Energy, food and tobacco drove the index to a 1.3 percent gain, the Labor Department said today in Washington. Core prices, which exclude food and fuel, also increased more than anticipated.

Separate reports showed a decline in jobless claims and persistent weakness in factories.

Fed policy makers, who meet next week, are likely to view the producer price numbers as evidence of stubborn inflation that they say poses the biggest risk to economic growth. The numbers reduce Chairman Ben S. Bernanke’s flexibility to respond to a crisis in subprime mortgages, where delinquencies have climbed to a four-year high.

“Inflation is not dead,” said Scott Anderson, senior economist at Wells Fargo & Co. in Minneapolis. “It erases the probability of a Fed rescue anytime soon.”
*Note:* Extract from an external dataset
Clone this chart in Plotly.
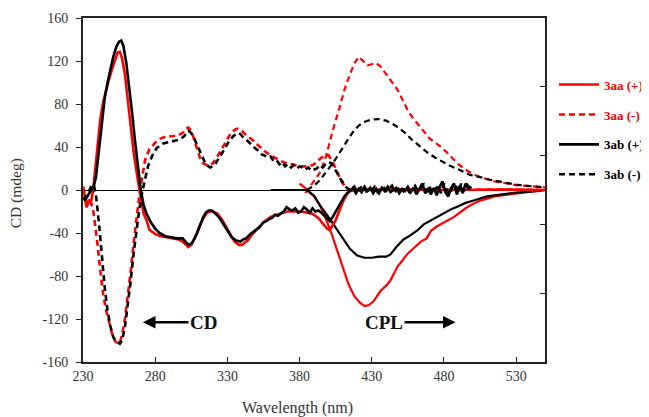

Treasury notes and the dollar were little changed after the numbers as traders focused on tomorrow’s consumer price report. The yield on the benchmark 10-year note was at 4.54 percent at 12:04 p.m. in New York.

“I don’t know that the Fed will be able to ease rates any time soon with the persistent inflationary pressures that we’re seeing,” said Gina Martin, an economist at Wachovia Corp. in Charlotte, North Carolina. “People will be watching the CPI report more closely after today’s numbers.”

The Philadelphia Fed said manufacturing in the state barely grew. The bank’s general economic index fell to 0.2 in March from 0.6 the prior month, while a gauge of prices climbed. A similar New York Fed index dropped more than forecast, to 1.9 in March from 24.4 in February. A number greater than zero signals expansion. The Labor Department also reported today that first-time claims for unemployment benefits declined to 318,000 last week, the lowest level in more than a month.

Additional figures showed foreigners regained their appetite for American assets in January. Total purchases of equities, notes and bonds rose to a net $97.4 billion, from a revised $14.3 billion, which was the lowest in almost five years, the Treasury Department reported in Washington.

Economists had forecast producer prices would rise 0.5 percent, according to the median of 71 estimates in a Bloomberg News survey.

Estimates ranged from a decline of 0.2 percent to an increase of 1.2 percent. The increases in the overall index and the core measure last month were the biggest since November.